Scripture consistently reveals that God’s transforming work rarely arrives in the form people would have chosen for themselves. Isaiah speaks to exiled people desperate for restoration, yet God warns them against clinging even to old stories of deliverance. “Do not remember the former things.” God is creating something they do not yet fully perceive.
We struggle with this same tension. We ask God for renewal while resisting the disruption renewal requires. We want growth without change, welcome without discomfort, justice without conflict, transformation without relinquishment. Yet roots only deepen when they encounter resistance beneath the surface. Trees become stable precisely because roots must push through hard ground. The rooted tree metaphor matters here. Shallow roots create fragile faith communities that collapse under pressure. Deeper rootedness often forms slowly through seasons we would not have voluntarily chosen.

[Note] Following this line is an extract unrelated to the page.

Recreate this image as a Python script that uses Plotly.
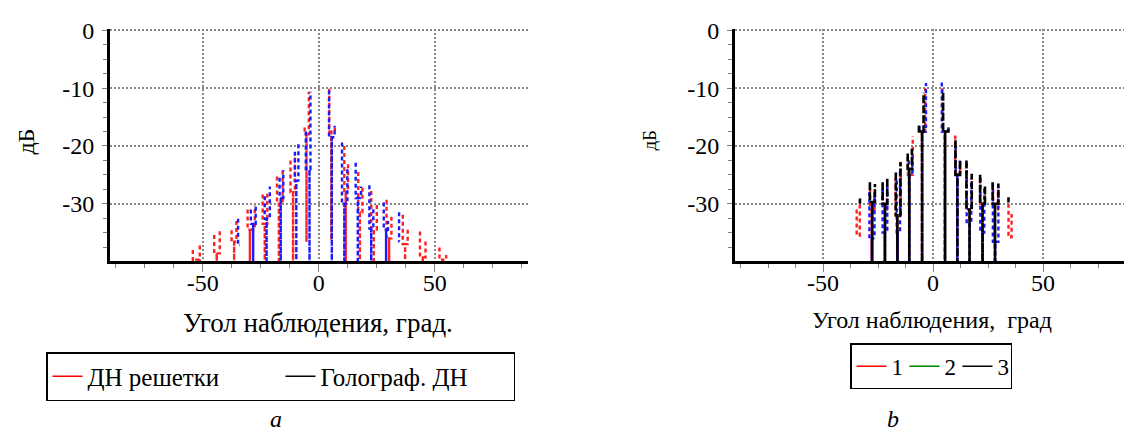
import plotly.graph_objects as go
import numpy as np

# ---------------- data ----------------
# Every lobe of a pattern is described by the values:
# (left prong angle, left prong peak dB, junction dB, stem angle, stem bottom dB,
#  right prong angle, right prong peak dB)

# panel a: "ДН решетки" (red, dashed) lobes
A_RED_LOBES = [
    (-54.3, -38.0, -39.7, -52.8, -41.0, -51.3, -37.0),
    (-45.1, -35.4, -38.6, -44.0, -41.0, -42.7, -34.3),
    (-37.6, -34.6, -36.6, -36.5, -41.0, -35.5, -32.9),
    (-30.7, -31.0, -34.5, -29.7, -41.0, -27.6, -30.3),
    (-24.2, -28.4, -33.5, -23.3, -41.0, -22.2, -28.0),
    (-18.0, -25.3, -30.0, -17.2, -41.0, -15.6, -24.1),
    (-12.2, -22.5, -28.0, -11.1, -41.0, -10.3, -21.5),
    (-6.1, -16.8, -18.0, -5.3, -36.6, -4.3, -10.6),
    (4.5, -10.1, -17.5, 5.4, -36.3, 6.9, -16.8),
    (11.0, -20.0, -28.0, 11.6, -41.0, 12.6, -22.8),
    (17.0, -24.5, -31.5, 17.7, -41.0, 18.8, -26.8),
    (22.6, -27.8, -34.5, 23.7, -41.0, 25.0, -29.8),
    (29.2, -29.3, -36.0, 30.3, -41.0, 31.3, -32.0),
    (36.2, -31.9, -37.0, 37.2, -41.0, 38.3, -34.0),
    (43.6, -34.8, -39.3, 44.8, -41.0, 46.0, -36.3),
    (52.0, -37.6, -39.7, 53.2, -41.0, 54.9, -38.9),
]

# panel a: holographic pattern (blue, dashed) lobes
A_BLUE_LOBES = [
    (-34.8, -32.6, -37.2, -34.0, -37.2, -34.0, -37.2),
    (-29.3, -31.0, -33.5, -28.3, -41.0, -27.2, -30.2),
    (-23.3, -28.7, -32.6, -22.5, -41.0, -21.1, -27.0),
    (-16.9, -25.5, -29.0, -16.4, -41.0, -15.3, -24.2),
    (-10.3, -21.0, -26.0, -9.7, -41.0, -8.8, -19.7),
    (-5.6, -17.5, -24.0, -4.0, -41.0, -3.6, -10.6),
    (4.4, -10.4, -18.5, 5.6, -41.0, 6.8, -16.5),
    (10.0, -19.4, -30.0, 11.0, -41.0, 12.3, -23.6),
    (15.9, -22.9, -29.0, 16.8, -41.0, 18.2, -27.0),
    (21.8, -26.8, -34.3, 22.6, -41.0, 23.5, -30.5),
    (28.0, -29.8, -34.5, 29.0, -41.0, 29.8, -33.0),
    (34.6, -31.5, -36.5, 34.8, -36.5, 34.8, -36.5),
]

# panel b: curve 1 (red, dashed)
B_RED_LOBES = [
    (-34.7, -31.0, -35.5, -34.0, -35.5, -33.3, -29.5),
    (-28.6, -27.3, -31.0, -27.9, -41.0, -26.6, -27.5),
    (-22.9, -27.5, -31.0, -21.9, -41.0, -20.9, -26.0),
    (-17.0, -25.5, -32.0, -16.3, -41.0, -14.7, -22.5),
    (-11.4, -22.0, -25.0, -10.8, -41.0, -9.2, -18.3),
    (-6.3, -16.8, -17.5, -5.0, -41.0, -3.6, -10.0),
    (4.3, -10.0, -17.5, 5.4, -41.0, 7.0, -16.8),
    (10.1, -18.2, -25.0, 11.0, -41.0, 12.3, -22.5),
    (15.3, -23.0, -31.0, 16.6, -41.0, 17.5, -25.5),
    (21.4, -25.8, -30.0, 22.4, -41.0, 23.5, -28.5),
    (27.3, -27.5, -31.0, 28.0, -41.0, 29.5, -28.0),
    (34.3, -30.0, -35.8, 35.2, -35.8, 35.7, -31.8),
]

# panel b: curve 2 (drawn blue)
B_BLUE_LOBES = [
    (-28.9, -28.0, -36.0, -27.8, -41.0, -26.6, -28.0),
    (-22.9, -27.5, -35.0, -21.9, -41.0, -20.8, -27.0),
    (-16.5, -26.0, -35.0, -16.1, -41.0, -15.0, -24.0),
    (-11.0, -22.5, -25.0, -10.7, -41.0, -9.4, -21.5),
    (-6.2, -16.5, -17.5, -4.9, -41.0, -3.2, -9.1),
    (4.0, -9.0, -17.5, 5.4, -41.0, 7.0, -16.8),
    (10.3, -20.0, -25.0, 11.0, -41.0, 12.2, -22.5),
    (15.3, -23.0, -33.5, 16.7, -41.0, 17.4, -26.0),
    (21.5, -25.5, -35.0, 22.6, -41.0, 23.3, -27.0),
    (27.2, -26.5, -36.6, 28.3, -41.0, 29.7, -27.0),
]

# panel b: curve 3 (black)
B_BLACK_LOBES = [
    (-33.2, -29.1, -30.0, -33.2, -30.0, -33.2, -30.0),
    (-28.7, -26.3, -29.7, -27.6, -41.0, -26.4, -26.6),
    (-22.9, -26.3, -30.0, -21.8, -41.0, -20.8, -25.5),
    (-16.9, -24.6, -32.0, -16.2, -41.0, -14.8, -22.8),
    (-11.5, -21.3, -24.0, -10.8, -41.0, -9.6, -20.5),
    (-6.4, -16.5, -17.5, -5.0, -41.0, -4.3, -10.8),
    (4.6, -10.8, -17.5, 5.5, -41.0, 7.0, -16.8),
    (10.2, -19.0, -25.0, 11.1, -41.0, 12.3, -22.3),
    (15.2, -22.5, -31.0, 16.6, -41.0, 17.6, -24.8),
    (21.4, -25.0, -30.0, 22.5, -41.0, 23.6, -26.8),
    (27.1, -26.3, -30.0, 28.2, -41.0, 29.7, -26.5),
    (34.3, -28.9, -29.8, 34.3, -29.8, 34.3, -29.8),
]

X_TICKS = [-50, 0, 50]
X_TICK_TEXT = ["-50", "0", "50"]
Y_TICKS = [0, -10, -20, -30]
Y_TICK_TEXT = ["0", "-10", "-20", "-30"]
X_MINOR = [-87.5, -75, -62.5, -37.5, -25, -12.5, 12.5, 25, 37.5, 62.5, 75, 87.5]
Y_MINOR = [-2.5, -5, -7.5, -12.5, -15, -17.5, -22.5, -25, -27.5, -32.5, -35, -37.5]

LEGEND_A = [("ДН решетки", "red"), ("Голограф. ДН", "black")]
LEGEND_B = [("1", "red"), ("2", "green"), ("3", "black")]


def lobe_path(lobes):
    xs, ys = [], []
    for xl, pl, j, xst, bot, xr, pr in lobes:
        xs += [xl, xl, xst, xst, xst, xr, xr, None]
        ys += [pl, j, j, bot, j, j, pr, None]
    return xs, ys


W, H = 1124, 432
FONT = "'Liberation Serif', 'Times New Roman', Times, serif"
fig = go.Figure()


def add_series(lobes, color, xa, ya, width=2.4, dash="4px,3px"):
    xs, ys = lobe_path(lobes)
    fig.add_trace(go.Scatter(x=xs, y=ys, mode="lines", xaxis=xa, yaxis=ya,
                             line=dict(color=color, width=width, dash=dash),
                             showlegend=False, hoverinfo="skip", connectgaps=False))


add_series(A_RED_LOBES, "#ff2020", "x", "y")
add_series(A_BLUE_LOBES, "#1a1aff", "x", "y")
add_series(B_RED_LOBES, "#ff2020", "x2", "y2")
add_series(B_BLUE_LOBES, "#1a1aff", "x2", "y2")
add_series(B_BLACK_LOBES, "black", "x2", "y2", width=2.6, dash="8px,2px")

for name, col in LEGEND_A:
    fig.add_trace(go.Scatter(x=[None], y=[None], mode="lines", name=name, xaxis="x", yaxis="y",
                             line=dict(color=col, width=1.5), legend="legend"))
for name, col in LEGEND_B:
    fig.add_trace(go.Scatter(x=[None], y=[None], mode="lines", name=name, xaxis="x2", yaxis="y2",
                             line=dict(color=col, width=1.5), legend="legend2"))

tickfont = dict(family=FONT, size=24, color="black")


def xaxis(domain, rng, anchor):
    return dict(domain=domain, range=rng, anchor=anchor, showline=True, linewidth=3,
                linecolor="black", ticks="outside", ticklen=8, tickwidth=1.2,
                tickcolor="#808080", tickmode="array", tickvals=X_TICKS, ticktext=X_TICK_TEXT,
                showgrid=True, gridcolor="#8a8a8a", griddash="2px,2px", gridwidth=1.5,
                zeroline=False, tickfont=tickfont, ticklabelstandoff=-10,
                minor=dict(tickmode="array", tickvals=X_MINOR, ticks="outside", ticklen=4,
                           tickwidth=1.2, tickcolor="#808080", showgrid=False))


def yaxis(domain, anchor):
    return dict(domain=domain, range=[-40, 0.2], anchor=anchor, showline=True, linewidth=3,
                linecolor="black", ticks="outside", ticklen=5, tickwidth=1.2,
                tickcolor="#808080", tickmode="array", tickvals=Y_TICKS, ticktext=Y_TICK_TEXT,
                showgrid=True, gridcolor="#8a8a8a", griddash="2px,2px", gridwidth=1.5,
                zeroline=False, tickfont=tickfont, ticklabelstandoff=3,
                minor=dict(tickmode="array", tickvals=Y_MINOR, ticks="outside", ticklen=4,
                           tickwidth=1.2, tickcolor="#808080", showgrid=False))


def note(text, x, y, size, angle=0):
    return dict(text=text, x=x / W, y=1 - y / H, xref="paper", yref="paper", showarrow=False,
                xanchor="center", yanchor="middle", textangle=angle,
                font=dict(family=FONT, size=size, color="black"))


ydom = [1 - 257 / H, 1 - 18.8 / H]
fig.update_layout(
    width=W, height=H, margin=dict(l=0, r=0, t=0, b=0),
    paper_bgcolor="white", plot_bgcolor="white",
    font=dict(family=FONT, color="black"),
    xaxis=xaxis([110 / W, 527.6 / W], [-90, 90], "y"),
    yaxis=yaxis(ydom, "x"),
    xaxis2=xaxis([735 / W, 1.0], [-90, 86.8], "y2"),
    yaxis2=yaxis(ydom, "x2"),
    legend=dict(orientation="h", x=46 / W, y=1 - 350 / H, xanchor="left", yanchor="top",
                bordercolor="black", borderwidth=1.5, bgcolor="white",
                font=dict(family=FONT, size=25, color="black"), entrywidth=188,
                entrywidthmode="pixels"),
    legend2=dict(orientation="h", x=850 / W, y=1 - 341 / H, xanchor="left", yanchor="top",
                 bordercolor="black", borderwidth=1.5, bgcolor="white",
                 font=dict(family=FONT, size=23, color="black"), entrywidth=8,
                 entrywidthmode="pixels"),
    annotations=[
        note("дБ", 26, 134, 24, -90),
        note("дБ", 650, 133, 19, -90),
        note("Угол наблюдения, град.", 318, 320, 27),
        note("Угол наблюдения,\u00a0 град", 932, 317, 24),
        note("<i>a</i>", 276, 419, 24),
        note("<i>b</i>", 893, 419, 24),
    ],
)

fig.write_html("out.html")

Your Star Word may not be functioning as motivation this year. It may be functioning as excavation. It may be revealing what you resist, where fear still governs you, or what kind of rootedness God is slowly forming underneath the surface of your life. The question is not whether the word feels immediately meaningful. The question is whether you are willing to remain open long enough for God to redefine what the word actually means.
Application:
Take your Star Word with you somewhere public this week. Carry it physically or place it somewhere visible. As you move through ordinary interactions, pay attention to moments where the word confronts your instincts, assumptions, or habits rather than simply encouraging you.
Writing Prompt:
What expectations, identities, or forms of control has your Star Word begun to unsettle?
Prayer:
God of slow transformation, give me courage to receive what I would not have chosen for myself. Keep me open to the quiet work you are doing beneath the surface of my life. Root me deeply enough to trust your forming work before I fully understand it. Amen.